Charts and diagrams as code
## Start
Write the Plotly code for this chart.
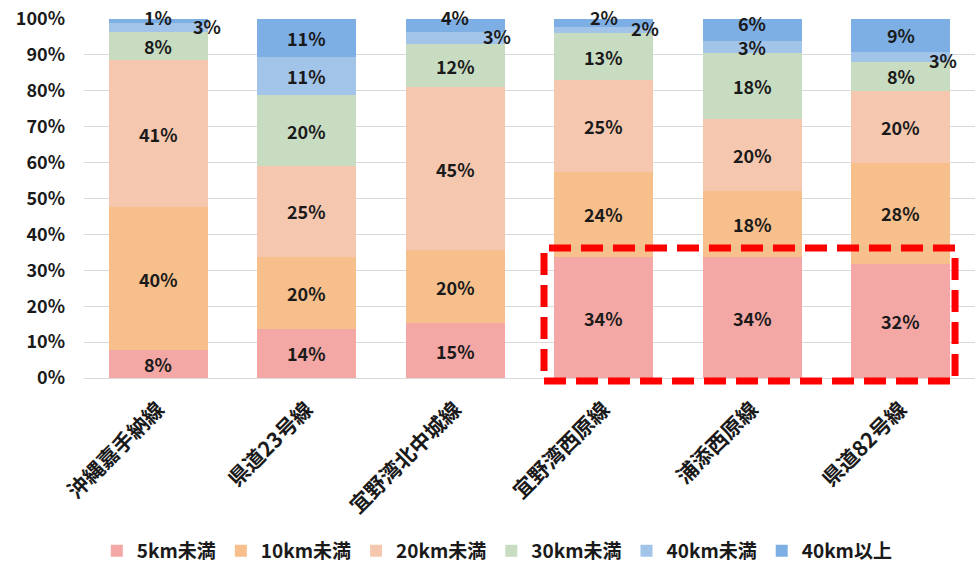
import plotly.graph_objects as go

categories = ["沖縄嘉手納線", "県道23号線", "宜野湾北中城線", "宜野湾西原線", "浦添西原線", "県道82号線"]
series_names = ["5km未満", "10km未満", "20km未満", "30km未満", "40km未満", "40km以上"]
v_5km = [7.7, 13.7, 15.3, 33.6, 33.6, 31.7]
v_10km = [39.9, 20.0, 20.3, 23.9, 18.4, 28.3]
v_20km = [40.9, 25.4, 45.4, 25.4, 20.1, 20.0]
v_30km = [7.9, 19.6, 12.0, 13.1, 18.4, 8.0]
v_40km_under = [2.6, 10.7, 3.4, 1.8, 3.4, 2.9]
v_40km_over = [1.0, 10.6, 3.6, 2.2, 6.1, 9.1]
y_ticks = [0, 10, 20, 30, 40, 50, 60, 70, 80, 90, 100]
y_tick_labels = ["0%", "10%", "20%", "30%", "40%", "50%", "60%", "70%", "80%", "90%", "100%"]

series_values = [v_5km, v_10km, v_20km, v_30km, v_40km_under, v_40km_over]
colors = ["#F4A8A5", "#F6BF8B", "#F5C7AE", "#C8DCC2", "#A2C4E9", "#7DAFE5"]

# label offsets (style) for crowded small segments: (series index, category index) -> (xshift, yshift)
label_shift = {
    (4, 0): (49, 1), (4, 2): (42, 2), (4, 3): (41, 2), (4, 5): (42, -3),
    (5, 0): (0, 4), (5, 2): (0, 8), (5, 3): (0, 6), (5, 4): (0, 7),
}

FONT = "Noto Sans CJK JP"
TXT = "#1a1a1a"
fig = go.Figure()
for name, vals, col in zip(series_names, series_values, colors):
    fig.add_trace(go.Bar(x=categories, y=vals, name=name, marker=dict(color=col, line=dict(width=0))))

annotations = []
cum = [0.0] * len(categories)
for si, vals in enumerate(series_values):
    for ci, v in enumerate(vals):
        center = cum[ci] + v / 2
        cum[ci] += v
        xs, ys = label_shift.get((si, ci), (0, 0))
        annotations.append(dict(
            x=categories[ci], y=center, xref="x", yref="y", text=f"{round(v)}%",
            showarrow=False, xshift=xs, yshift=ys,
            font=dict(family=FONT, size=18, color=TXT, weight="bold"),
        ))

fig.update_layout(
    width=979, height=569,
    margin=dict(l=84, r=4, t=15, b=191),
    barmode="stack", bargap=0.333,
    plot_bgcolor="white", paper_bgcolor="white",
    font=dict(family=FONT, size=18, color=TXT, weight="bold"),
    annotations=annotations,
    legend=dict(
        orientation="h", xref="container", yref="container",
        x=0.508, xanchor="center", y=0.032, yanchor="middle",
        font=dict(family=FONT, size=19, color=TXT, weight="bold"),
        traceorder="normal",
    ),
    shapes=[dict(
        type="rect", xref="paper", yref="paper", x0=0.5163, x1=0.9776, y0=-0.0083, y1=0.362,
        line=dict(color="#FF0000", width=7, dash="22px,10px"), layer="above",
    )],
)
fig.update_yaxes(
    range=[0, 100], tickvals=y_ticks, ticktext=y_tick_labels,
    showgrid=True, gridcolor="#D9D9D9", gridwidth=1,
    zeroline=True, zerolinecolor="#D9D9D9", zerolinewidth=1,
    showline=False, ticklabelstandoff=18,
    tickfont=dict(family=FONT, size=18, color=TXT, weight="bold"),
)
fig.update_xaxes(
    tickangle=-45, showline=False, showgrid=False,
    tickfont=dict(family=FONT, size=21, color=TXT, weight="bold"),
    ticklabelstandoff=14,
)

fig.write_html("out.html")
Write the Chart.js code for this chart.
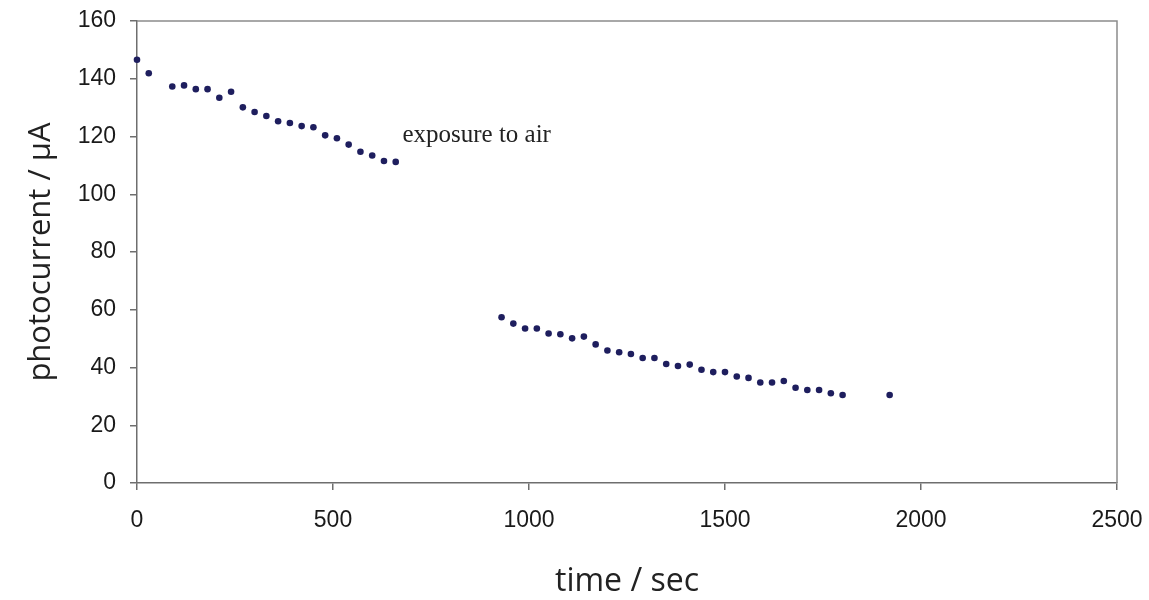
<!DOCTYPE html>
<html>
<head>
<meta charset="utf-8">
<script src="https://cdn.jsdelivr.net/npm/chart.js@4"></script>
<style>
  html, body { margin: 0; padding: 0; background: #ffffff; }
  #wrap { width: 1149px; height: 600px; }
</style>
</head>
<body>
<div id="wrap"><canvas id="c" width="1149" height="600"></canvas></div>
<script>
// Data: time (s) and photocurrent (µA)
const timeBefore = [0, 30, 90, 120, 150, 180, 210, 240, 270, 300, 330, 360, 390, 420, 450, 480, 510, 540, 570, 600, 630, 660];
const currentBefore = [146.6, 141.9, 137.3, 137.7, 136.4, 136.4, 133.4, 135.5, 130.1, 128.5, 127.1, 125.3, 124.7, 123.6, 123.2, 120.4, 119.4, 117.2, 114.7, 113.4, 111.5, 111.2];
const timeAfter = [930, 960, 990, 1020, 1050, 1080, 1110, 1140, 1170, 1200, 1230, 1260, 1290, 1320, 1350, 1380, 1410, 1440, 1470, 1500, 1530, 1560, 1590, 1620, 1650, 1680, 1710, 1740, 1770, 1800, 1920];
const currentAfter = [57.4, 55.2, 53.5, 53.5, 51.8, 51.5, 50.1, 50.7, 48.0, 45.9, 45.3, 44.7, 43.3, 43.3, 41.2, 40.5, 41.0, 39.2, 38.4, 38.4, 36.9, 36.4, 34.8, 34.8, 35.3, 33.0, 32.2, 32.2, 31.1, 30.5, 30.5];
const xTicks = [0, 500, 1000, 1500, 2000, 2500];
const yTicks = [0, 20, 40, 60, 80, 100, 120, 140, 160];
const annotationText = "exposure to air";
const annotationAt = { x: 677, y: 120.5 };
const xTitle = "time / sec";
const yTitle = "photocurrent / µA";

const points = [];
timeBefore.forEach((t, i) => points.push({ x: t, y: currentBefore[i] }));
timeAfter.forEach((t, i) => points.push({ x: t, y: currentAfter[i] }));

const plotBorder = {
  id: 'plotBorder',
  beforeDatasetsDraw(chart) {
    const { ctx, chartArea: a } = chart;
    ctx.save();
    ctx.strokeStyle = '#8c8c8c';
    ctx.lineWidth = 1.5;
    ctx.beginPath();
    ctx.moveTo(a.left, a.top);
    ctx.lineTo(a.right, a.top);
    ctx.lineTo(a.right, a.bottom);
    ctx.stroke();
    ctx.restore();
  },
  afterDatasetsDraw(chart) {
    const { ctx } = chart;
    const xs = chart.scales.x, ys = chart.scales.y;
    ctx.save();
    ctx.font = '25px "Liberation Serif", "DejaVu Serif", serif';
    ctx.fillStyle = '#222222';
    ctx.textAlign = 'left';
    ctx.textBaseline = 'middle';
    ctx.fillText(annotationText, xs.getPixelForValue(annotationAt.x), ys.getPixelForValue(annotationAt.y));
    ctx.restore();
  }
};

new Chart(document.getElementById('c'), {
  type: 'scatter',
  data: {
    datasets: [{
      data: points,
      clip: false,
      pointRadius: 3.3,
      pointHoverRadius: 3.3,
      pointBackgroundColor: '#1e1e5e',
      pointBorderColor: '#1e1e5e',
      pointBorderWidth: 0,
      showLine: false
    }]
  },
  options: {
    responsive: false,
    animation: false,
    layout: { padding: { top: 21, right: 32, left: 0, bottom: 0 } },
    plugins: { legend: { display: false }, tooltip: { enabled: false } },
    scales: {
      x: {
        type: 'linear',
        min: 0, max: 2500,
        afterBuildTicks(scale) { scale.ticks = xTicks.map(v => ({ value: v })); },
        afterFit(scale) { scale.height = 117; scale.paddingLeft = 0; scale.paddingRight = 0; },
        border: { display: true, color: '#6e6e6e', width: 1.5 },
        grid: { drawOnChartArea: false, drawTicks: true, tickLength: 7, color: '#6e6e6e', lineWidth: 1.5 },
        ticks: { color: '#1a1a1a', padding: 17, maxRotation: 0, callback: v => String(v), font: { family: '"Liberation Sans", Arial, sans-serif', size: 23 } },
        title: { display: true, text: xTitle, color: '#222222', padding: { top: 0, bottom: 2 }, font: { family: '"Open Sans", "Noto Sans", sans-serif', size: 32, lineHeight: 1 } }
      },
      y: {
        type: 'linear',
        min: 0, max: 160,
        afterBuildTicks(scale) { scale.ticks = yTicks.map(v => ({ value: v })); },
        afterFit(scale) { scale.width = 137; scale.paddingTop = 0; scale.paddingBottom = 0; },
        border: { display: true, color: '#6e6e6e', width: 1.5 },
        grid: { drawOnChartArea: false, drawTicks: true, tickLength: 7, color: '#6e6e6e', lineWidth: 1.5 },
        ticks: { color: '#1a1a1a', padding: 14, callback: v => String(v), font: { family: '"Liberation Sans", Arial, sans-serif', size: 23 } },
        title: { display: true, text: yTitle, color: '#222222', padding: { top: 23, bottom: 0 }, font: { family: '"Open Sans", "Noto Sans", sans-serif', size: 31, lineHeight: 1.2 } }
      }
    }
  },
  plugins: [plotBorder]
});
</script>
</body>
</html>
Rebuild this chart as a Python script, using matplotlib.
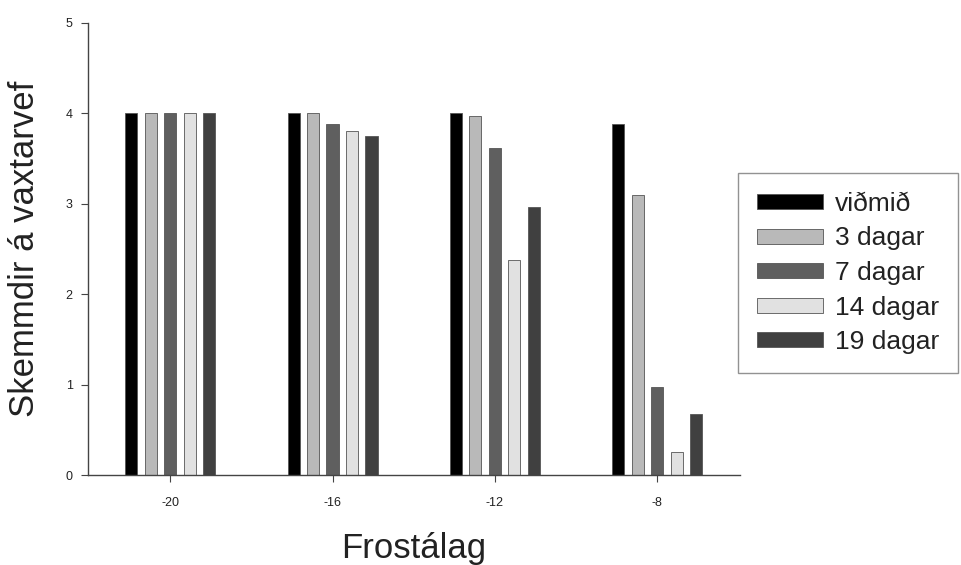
## End
◆ What the task requires
Transcribe, from the records above, the first line and every line after it up to and including the line with "name=name, marker=dict(color=col, line=dict(width=0))))"; omit pictures.

◆ Finished exercise
Write the Plotly code for this chart.
import plotly.graph_objects as go

categories = ["沖縄嘉手納線", "県道23号線", "宜野湾北中城線", "宜野湾西原線", "浦添西原線", "県道82号線"]
series_names = ["5km未満", "10km未満", "20km未満", "30km未満", "40km未満", "40km以上"]
v_5km = [7.7, 13.7, 15.3, 33.6, 33.6, 31.7]
v_10km = [39.9, 20.0, 20.3, 23.9, 18.4, 28.3]
v_20km = [40.9, 25.4, 45.4, 25.4, 20.1, 20.0]
v_30km = [7.9, 19.6, 12.0, 13.1, 18.4, 8.0]
v_40km_under = [2.6, 10.7, 3.4, 1.8, 3.4, 2.9]
v_40km_over = [1.0, 10.6, 3.6, 2.2, 6.1, 9.1]
y_ticks = [0, 10, 20, 30, 40, 50, 60, 70, 80, 90, 100]
y_tick_labels = ["0%", "10%", "20%", "30%", "40%", "50%", "60%", "70%", "80%", "90%", "100%"]

series_values = [v_5km, v_10km, v_20km, v_30km, v_40km_under, v_40km_over]
colors = ["#F4A8A5", "#F6BF8B", "#F5C7AE", "#C8DCC2", "#A2C4E9", "#7DAFE5"]

# label offsets (style) for crowded small segments: (series index, category index) -> (xshift, yshift)
label_shift = {
    (4, 0): (49, 1), (4, 2): (42, 2), (4, 3): (41, 2), (4, 5): (42, -3),
    (5, 0): (0, 4), (5, 2): (0, 8), (5, 3): (0, 6), (5, 4): (0, 7),
}

FONT = "Noto Sans CJK JP"
TXT = "#1a1a1a"
fig = go.Figure()
for name, vals, col in zip(series_names, series_values, colors):
    fig.add_trace(go.Bar(x=categories, y=vals, name=name, marker=dict(color=col, line=dict(width=0))))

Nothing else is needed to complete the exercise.